You must make sure that the spot you pick for casting a seine net is even enough so you can stand on your two feet without the risk to lose balance. Go to areas where everyone can sit upright with the water below the waist, and away from any strong currents.
It is easy to scare the fish away, if someone is knocked down, not to mention the entire unpleasant situation of having to dry your clothes before proceeding further. Spread the seine net as wide as possible, with people positioned equally one from another. At least someone should be close to the shore.
This person will be the pivot, while the others will make the necessary rotation to catch the shiners in the net, right above the waterbed. This way you can make sure that no shiners will escape. Do you still remember how important it is to keep the fish healthy and stress-free? When catching them with a seine net, the same rule applies.
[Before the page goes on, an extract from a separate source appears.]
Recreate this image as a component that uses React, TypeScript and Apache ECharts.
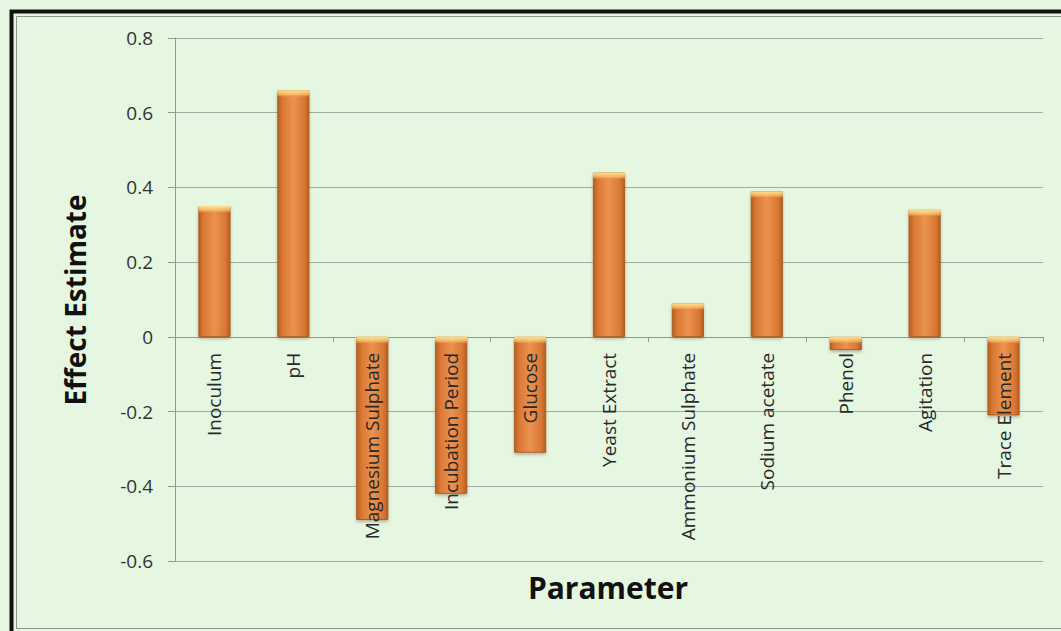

A bucket that allows the water to flow through should serve as storage. The live bait should have enough room to breathe, so don’t hurry to crowd too many in the same bucket. In case you don’t want to use the live bait right away, a good idea would be to place the shiners in a cooler. This way, they will be kept alive until you need them.
You don’t have to rely on bait bought from specialized shops if you know how to catch this type of fish. It can be a lot of fun to catch shiners, and it is an activity that can involve other friends, too. A few rules must be taken into consideration, and those are related to the necessity of keeping the bait as healthy as possible. When you get around to use them as bait, they should behave just as they would naturally, so that the bigger fish you want to catch will not suspect anything out of the ordinary.